I think if E8600 had 3 cores say godbye to Phenom x3 OK 

Am I wrong????


----------



## Intel_man

mcutra said:


> I think if E8600 had 3 cores say godbye to Phenom x3 OK
> 
> Am I wrong????



Yes, because there is no such thing as E8600 in 3 cores.


----------



## Bodaggit23

Maybe that's the point though.

It takes an AMD Triple core processor to compete with an Intel Core 2. rofl

I like AMD for it's Value. There's no real value with Intel stuff. It's
overpriced, but it works well.

I have 2 AMD systems and one Intel. They all work well. They can 
each play the same games (with the proper video card), they can
all open a browser.

It just depends what you're going to use it for. 

If you're wondering about bragging rights and benchmarks, you'd 
have to get the best Intel chip and put it against the best AMD chip.

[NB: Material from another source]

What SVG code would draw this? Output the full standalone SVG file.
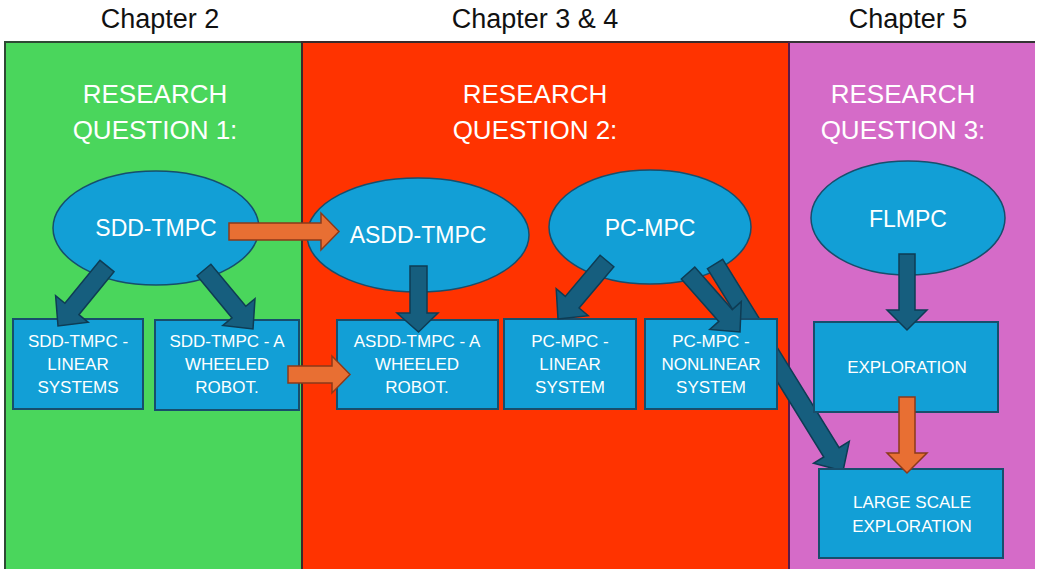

Who wins then? Muahahaha lol jk jk


----------



## Stildawn

Phenom x3 yes maybe core for core against E8600, but he is talking about the Phenom II not the old ones.


----------



## Bodaggit23

Stildawn said:


> Phenom x3 yes maybe core for core against E8600, but he is talking about the Phenom II not the old ones.


What?


----------